Instructions for the task ▸
Beneath this task is a listing; retype all of it exactly.

Source data ▸
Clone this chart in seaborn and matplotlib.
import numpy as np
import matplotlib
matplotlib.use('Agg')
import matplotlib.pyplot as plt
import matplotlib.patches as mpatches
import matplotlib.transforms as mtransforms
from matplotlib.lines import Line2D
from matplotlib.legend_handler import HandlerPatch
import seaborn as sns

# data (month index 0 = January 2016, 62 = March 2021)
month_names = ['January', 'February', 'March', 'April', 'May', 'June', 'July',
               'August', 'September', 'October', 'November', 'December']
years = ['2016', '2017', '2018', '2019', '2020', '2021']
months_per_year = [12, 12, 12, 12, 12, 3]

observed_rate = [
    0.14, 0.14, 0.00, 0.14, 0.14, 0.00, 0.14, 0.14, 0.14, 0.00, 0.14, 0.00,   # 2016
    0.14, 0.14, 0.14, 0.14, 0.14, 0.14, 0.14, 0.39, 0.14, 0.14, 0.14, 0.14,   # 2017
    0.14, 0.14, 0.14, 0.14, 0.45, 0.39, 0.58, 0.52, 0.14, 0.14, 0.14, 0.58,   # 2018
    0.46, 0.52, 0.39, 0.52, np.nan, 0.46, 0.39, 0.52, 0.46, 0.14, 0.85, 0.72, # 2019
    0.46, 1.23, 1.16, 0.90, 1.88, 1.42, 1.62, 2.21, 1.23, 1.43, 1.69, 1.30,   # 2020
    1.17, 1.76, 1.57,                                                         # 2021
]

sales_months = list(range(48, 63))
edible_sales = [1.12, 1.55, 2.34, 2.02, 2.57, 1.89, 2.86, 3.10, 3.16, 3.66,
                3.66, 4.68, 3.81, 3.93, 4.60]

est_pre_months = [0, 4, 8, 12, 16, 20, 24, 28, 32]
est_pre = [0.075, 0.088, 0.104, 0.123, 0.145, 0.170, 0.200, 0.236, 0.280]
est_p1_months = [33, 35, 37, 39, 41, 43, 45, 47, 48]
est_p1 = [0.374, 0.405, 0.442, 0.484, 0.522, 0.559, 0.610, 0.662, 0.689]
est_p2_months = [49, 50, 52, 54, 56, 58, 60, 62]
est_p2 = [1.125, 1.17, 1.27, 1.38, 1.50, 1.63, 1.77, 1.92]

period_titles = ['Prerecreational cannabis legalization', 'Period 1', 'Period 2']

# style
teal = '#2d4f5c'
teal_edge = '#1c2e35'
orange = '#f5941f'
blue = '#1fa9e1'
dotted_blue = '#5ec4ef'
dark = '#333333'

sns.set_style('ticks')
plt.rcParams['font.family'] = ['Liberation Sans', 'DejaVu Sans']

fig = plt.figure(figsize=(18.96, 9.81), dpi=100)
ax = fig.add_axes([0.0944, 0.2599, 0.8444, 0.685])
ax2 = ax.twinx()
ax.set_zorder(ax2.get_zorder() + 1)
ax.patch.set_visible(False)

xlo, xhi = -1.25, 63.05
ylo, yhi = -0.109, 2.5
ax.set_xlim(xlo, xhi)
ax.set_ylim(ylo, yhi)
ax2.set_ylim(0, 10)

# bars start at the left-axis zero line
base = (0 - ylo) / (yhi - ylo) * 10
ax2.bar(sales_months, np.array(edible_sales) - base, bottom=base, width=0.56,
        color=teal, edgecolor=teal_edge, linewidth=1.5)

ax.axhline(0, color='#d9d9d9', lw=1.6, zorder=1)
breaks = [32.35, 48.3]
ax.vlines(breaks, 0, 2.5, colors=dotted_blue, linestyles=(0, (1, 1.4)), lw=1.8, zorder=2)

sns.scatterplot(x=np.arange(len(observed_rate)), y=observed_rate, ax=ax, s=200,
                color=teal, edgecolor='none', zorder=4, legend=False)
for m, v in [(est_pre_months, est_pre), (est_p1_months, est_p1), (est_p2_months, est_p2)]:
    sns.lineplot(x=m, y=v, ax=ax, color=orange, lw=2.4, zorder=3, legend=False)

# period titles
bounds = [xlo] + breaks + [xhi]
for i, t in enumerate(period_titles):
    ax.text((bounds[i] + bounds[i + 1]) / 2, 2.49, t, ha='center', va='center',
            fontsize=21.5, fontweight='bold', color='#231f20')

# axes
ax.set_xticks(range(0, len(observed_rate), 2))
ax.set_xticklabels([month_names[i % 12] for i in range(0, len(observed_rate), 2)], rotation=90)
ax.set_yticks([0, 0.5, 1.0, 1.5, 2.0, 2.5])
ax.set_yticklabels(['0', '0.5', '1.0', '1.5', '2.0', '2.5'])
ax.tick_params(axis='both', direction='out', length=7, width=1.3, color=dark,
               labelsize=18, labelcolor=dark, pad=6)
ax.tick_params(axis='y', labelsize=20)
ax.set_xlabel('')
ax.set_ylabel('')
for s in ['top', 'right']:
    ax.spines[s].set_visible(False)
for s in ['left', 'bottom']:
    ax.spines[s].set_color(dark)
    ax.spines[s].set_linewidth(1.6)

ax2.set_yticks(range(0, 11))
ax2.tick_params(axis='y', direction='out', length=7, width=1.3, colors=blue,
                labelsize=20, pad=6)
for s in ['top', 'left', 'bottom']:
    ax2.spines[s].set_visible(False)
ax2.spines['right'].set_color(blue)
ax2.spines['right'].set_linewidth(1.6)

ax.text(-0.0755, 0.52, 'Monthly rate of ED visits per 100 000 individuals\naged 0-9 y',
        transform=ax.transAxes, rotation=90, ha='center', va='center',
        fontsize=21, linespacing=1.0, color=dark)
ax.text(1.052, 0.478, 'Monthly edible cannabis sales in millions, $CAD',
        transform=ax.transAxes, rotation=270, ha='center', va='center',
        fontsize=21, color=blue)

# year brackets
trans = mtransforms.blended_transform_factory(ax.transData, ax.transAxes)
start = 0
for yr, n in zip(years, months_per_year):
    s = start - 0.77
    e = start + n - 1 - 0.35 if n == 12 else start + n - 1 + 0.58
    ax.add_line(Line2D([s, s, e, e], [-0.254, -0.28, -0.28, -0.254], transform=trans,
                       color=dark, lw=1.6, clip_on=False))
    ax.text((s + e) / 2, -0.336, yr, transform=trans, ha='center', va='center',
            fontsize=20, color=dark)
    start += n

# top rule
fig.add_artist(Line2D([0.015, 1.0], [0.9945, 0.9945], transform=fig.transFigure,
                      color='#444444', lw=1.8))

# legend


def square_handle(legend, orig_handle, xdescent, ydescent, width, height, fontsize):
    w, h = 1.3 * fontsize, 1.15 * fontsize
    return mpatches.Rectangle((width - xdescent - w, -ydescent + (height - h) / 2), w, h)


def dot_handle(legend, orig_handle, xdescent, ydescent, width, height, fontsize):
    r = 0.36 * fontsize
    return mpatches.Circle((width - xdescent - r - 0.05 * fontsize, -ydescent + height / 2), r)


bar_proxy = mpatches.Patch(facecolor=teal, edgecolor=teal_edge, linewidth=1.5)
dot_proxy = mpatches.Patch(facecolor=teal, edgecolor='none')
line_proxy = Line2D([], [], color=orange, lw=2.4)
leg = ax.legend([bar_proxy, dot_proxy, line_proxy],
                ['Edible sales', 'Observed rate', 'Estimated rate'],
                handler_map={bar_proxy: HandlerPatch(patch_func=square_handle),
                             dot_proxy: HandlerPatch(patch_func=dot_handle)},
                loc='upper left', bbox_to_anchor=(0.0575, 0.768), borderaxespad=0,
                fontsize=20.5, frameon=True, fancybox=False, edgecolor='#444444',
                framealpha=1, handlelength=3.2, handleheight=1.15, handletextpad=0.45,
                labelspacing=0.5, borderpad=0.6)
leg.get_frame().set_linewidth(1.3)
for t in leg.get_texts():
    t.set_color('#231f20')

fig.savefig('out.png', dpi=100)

Solution below ▸
Clone this chart in seaborn and matplotlib.
import numpy as np
import matplotlib
matplotlib.use('Agg')
import matplotlib.pyplot as plt
import matplotlib.patches as mpatches
import matplotlib.transforms as mtransforms
from matplotlib.lines import Line2D
from matplotlib.legend_handler import HandlerPatch
import seaborn as sns

# data (month index 0 = January 2016, 62 = March 2021)
month_names = ['January', 'February', 'March', 'April', 'May', 'June', 'July',
               'August', 'September', 'October', 'November', 'December']
years = ['2016', '2017', '2018', '2019', '2020', '2021']
months_per_year = [12, 12, 12, 12, 12, 3]

observed_rate = [
    0.14, 0.14, 0.00, 0.14, 0.14, 0.00, 0.14, 0.14, 0.14, 0.00, 0.14, 0.00,   # 2016
    0.14, 0.14, 0.14, 0.14, 0.14, 0.14, 0.14, 0.39, 0.14, 0.14, 0.14, 0.14,   # 2017
    0.14, 0.14, 0.14, 0.14, 0.45, 0.39, 0.58, 0.52, 0.14, 0.14, 0.14, 0.58,   # 2018
    0.46, 0.52, 0.39, 0.52, np.nan, 0.46, 0.39, 0.52, 0.46, 0.14, 0.85, 0.72, # 2019
    0.46, 1.23, 1.16, 0.90, 1.88, 1.42, 1.62, 2.21, 1.23, 1.43, 1.69, 1.30,   # 2020
    1.17, 1.76, 1.57,                                                         # 2021
]

sales_months = list(range(48, 63))
edible_sales = [1.12, 1.55, 2.34, 2.02, 2.57, 1.89, 2.86, 3.10, 3.16, 3.66,
                3.66, 4.68, 3.81, 3.93, 4.60]

est_pre_months = [0, 4, 8, 12, 16, 20, 24, 28, 32]
est_pre = [0.075, 0.088, 0.104, 0.123, 0.145, 0.170, 0.200, 0.236, 0.280]
est_p1_months = [33, 35, 37, 39, 41, 43, 45, 47, 48]
est_p1 = [0.374, 0.405, 0.442, 0.484, 0.522, 0.559, 0.610, 0.662, 0.689]
est_p2_months = [49, 50, 52, 54, 56, 58, 60, 62]
est_p2 = [1.125, 1.17, 1.27, 1.38, 1.50, 1.63, 1.77, 1.92]

period_titles = ['Prerecreational cannabis legalization', 'Period 1', 'Period 2']

# style
teal = '#2d4f5c'
teal_edge = '#1c2e35'
orange = '#f5941f'
blue = '#1fa9e1'
dotted_blue = '#5ec4ef'
dark = '#333333'

sns.set_style('ticks')
plt.rcParams['font.family'] = ['Liberation Sans', 'DejaVu Sans']

fig = plt.figure(figsize=(18.96, 9.81), dpi=100)
ax = fig.add_axes([0.0944, 0.2599, 0.8444, 0.685])
ax2 = ax.twinx()
ax.set_zorder(ax2.get_zorder() + 1)
ax.patch.set_visible(False)

xlo, xhi = -1.25, 63.05
ylo, yhi = -0.109, 2.5
ax.set_xlim(xlo, xhi)
ax.set_ylim(ylo, yhi)
ax2.set_ylim(0, 10)

# bars start at the left-axis zero line
base = (0 - ylo) / (yhi - ylo) * 10
ax2.bar(sales_months, np.array(edible_sales) - base, bottom=base, width=0.56,
        color=teal, edgecolor=teal_edge, linewidth=1.5)

ax.axhline(0, color='#d9d9d9', lw=1.6, zorder=1)
breaks = [32.35, 48.3]
ax.vlines(breaks, 0, 2.5, colors=dotted_blue, linestyles=(0, (1, 1.4)), lw=1.8, zorder=2)

sns.scatterplot(x=np.arange(len(observed_rate)), y=observed_rate, ax=ax, s=200,
                color=teal, edgecolor='none', zorder=4, legend=False)
for m, v in [(est_pre_months, est_pre), (est_p1_months, est_p1), (est_p2_months, est_p2)]:
    sns.lineplot(x=m, y=v, ax=ax, color=orange, lw=2.4, zorder=3, legend=False)

# period titles
bounds = [xlo] + breaks + [xhi]
for i, t in enumerate(period_titles):
    ax.text((bounds[i] + bounds[i + 1]) / 2, 2.49, t, ha='center', va='center',
            fontsize=21.5, fontweight='bold', color='#231f20')

# axes
ax.set_xticks(range(0, len(observed_rate), 2))
ax.set_xticklabels([month_names[i % 12] for i in range(0, len(observed_rate), 2)], rotation=90)
ax.set_yticks([0, 0.5, 1.0, 1.5, 2.0, 2.5])
ax.set_yticklabels(['0', '0.5', '1.0', '1.5', '2.0', '2.5'])
ax.tick_params(axis='both', direction='out', length=7, width=1.3, color=dark,
               labelsize=18, labelcolor=dark, pad=6)
ax.tick_params(axis='y', labelsize=20)
ax.set_xlabel('')
ax.set_ylabel('')
for s in ['top', 'right']:
    ax.spines[s].set_visible(False)
for s in ['left', 'bottom']:
    ax.spines[s].set_color(dark)
    ax.spines[s].set_linewidth(1.6)

ax2.set_yticks(range(0, 11))
ax2.tick_params(axis='y', direction='out', length=7, width=1.3, colors=blue,
                labelsize=20, pad=6)
for s in ['top', 'left', 'bottom']:
    ax2.spines[s].set_visible(False)
ax2.spines['right'].set_color(blue)
ax2.spines['right'].set_linewidth(1.6)

ax.text(-0.0755, 0.52, 'Monthly rate of ED visits per 100 000 individuals\naged 0-9 y',
        transform=ax.transAxes, rotation=90, ha='center', va='center',
        fontsize=21, linespacing=1.0, color=dark)
ax.text(1.052, 0.478, 'Monthly edible cannabis sales in millions, $CAD',
        transform=ax.transAxes, rotation=270, ha='center', va='center',
        fontsize=21, color=blue)

# year brackets
trans = mtransforms.blended_transform_factory(ax.transData, ax.transAxes)
start = 0
for yr, n in zip(years, months_per_year):
    s = start - 0.77
    e = start + n - 1 - 0.35 if n == 12 else start + n - 1 + 0.58
    ax.add_line(Line2D([s, s, e, e], [-0.254, -0.28, -0.28, -0.254], transform=trans,
                       color=dark, lw=1.6, clip_on=False))
    ax.text((s + e) / 2, -0.336, yr, transform=trans, ha='center', va='center',
            fontsize=20, color=dark)
    start += n

# top rule
fig.add_artist(Line2D([0.015, 1.0], [0.9945, 0.9945], transform=fig.transFigure,
                      color='#444444', lw=1.8))

# legend


def square_handle(legend, orig_handle, xdescent, ydescent, width, height, fontsize):
    w, h = 1.3 * fontsize, 1.15 * fontsize
    return mpatches.Rectangle((width - xdescent - w, -ydescent + (height - h) / 2), w, h)


def dot_handle(legend, orig_handle, xdescent, ydescent, width, height, fontsize):
    r = 0.36 * fontsize
    return mpatches.Circle((width - xdescent - r - 0.05 * fontsize, -ydescent + height / 2), r)


bar_proxy = mpatches.Patch(facecolor=teal, edgecolor=teal_edge, linewidth=1.5)
dot_proxy = mpatches.Patch(facecolor=teal, edgecolor='none')
line_proxy = Line2D([], [], color=orange, lw=2.4)
leg = ax.legend([bar_proxy, dot_proxy, line_proxy],
                ['Edible sales', 'Observed rate', 'Estimated rate'],
                handler_map={bar_proxy: HandlerPatch(patch_func=square_handle),
                             dot_proxy: HandlerPatch(patch_func=dot_handle)},
                loc='upper left', bbox_to_anchor=(0.0575, 0.768), borderaxespad=0,
                fontsize=20.5, frameon=True, fancybox=False, edgecolor='#444444',
                framealpha=1, handlelength=3.2, handleheight=1.15, handletextpad=0.45,
                labelspacing=0.5, borderpad=0.6)
leg.get_frame().set_linewidth(1.3)
for t in leg.get_texts():
    t.set_color('#231f20')

fig.savefig('out.png', dpi=100)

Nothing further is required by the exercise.